Location
- 305 SW Alice Street Hoxie, Arkansas 72433 United States

District information
- Grades: PK–12
- Accreditation: ADE
- Schools: 3
- NCES District ID: 0507990

Students and staff
- Students: 1,012
- Teachers: 85.10 (on FTE basis)
- Staff: 168.10 (on FTE basis)
- Student–teacher ratio: 11.89
- District mascot: Mustang
- Colors: Green White

Other information
- Website: hoxieschools.com

= Hoxie School District =

School district in Arkansas

Hoxie School District is a public school district based in Hoxie, Arkansas, United States. The Hoxie School District encompasses 124.17 mi2 of land including all or portions of Lawrence County communities including Hoxie, small portions of Walnut Ridge, Sedgwick, and Minturn.

Hoxie School District provides early childhood, elementary and secondary education for more than 1,100 prekindergarten through grade 5 and grades 8 through 12 at its two facilities. Hoxie School District schools are accredited by the Arkansas Department of Education (ADE) and by AdvancED.

==History==
The Cloverbend School District merged into the Hoxie School District on July 1, 1983.

== Schools ==
- Hoxie High School—grades 7 through 12.
- Hoxie Elementary School—prekindergarten through grade 6.

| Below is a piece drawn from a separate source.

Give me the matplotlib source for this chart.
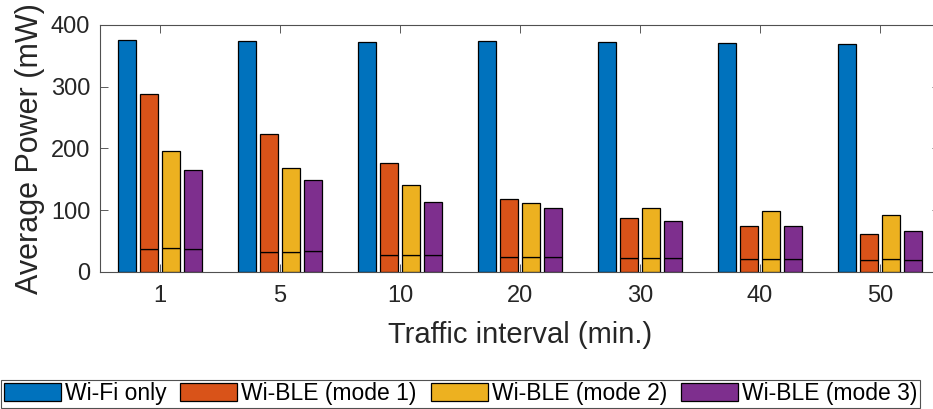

== History of school integration ==
On June 25, 1955, largely the result of the recent Brown v. Board of Education ruling, Hoxie's superintendent, Kunkel Edward Vance, spearheaded plans to integrate the schools, and he received the unanimous support of Hoxie's school board. On July 11, 1955, Hoxie schools recommenced and allowed African American students to attend. Vance insisted that all facilities, including restrooms and cafeterias, be integrated, the third district in the state to do so.

Segregationists from outside the area converged on Hoxie in an unsuccessful attempt to reverse the school board decision. Approximately half of the white students boycotted the schools beginning on August 4, 1955. The Hoxie School Board filed suit against the segregationist leaders from Hoxie and elsewhere in the state and charged them with trespassing on school property, threatening picket lines, organizing boycotts, and intimidating school officials. In November, 1955, United States District Judge for the Eastern District of Arkansas Thomas C. Trimble ruled that pro-segregationists had "planned and conspired" to prevent integration in Hoxie. In December 1955, he issued a permanent injunction and restraining order against the segregationists. Their appeal in the Eight Circuit Court of Appeals was opposed by United States Attorney General Herbert Brownell and the U.S. Department of Justice. This marked the first intervention by the attorney general in support of any school district attempting to comply with the Brown decision. On October 25, 1956, the court ruled in favor of the Hoxie School Board.

U.S. Attorney Osro Cobb recalls that the situation at Hoxie

had reached the point of possible bloodshed. Guns were being carried; threats were being made, and violence could have erupted at any moment. Notwithstanding, a conference exploring the situation and its possible effects on the community with the individuals at the core of the problem had worked a minor miracle. It demonstrated that while passions and prejudice in race relations often hurl reason aside, reason can be restored at the conference table where there is dedication by the parties to the public interest. That is the lesson to ber learned from Hoxie.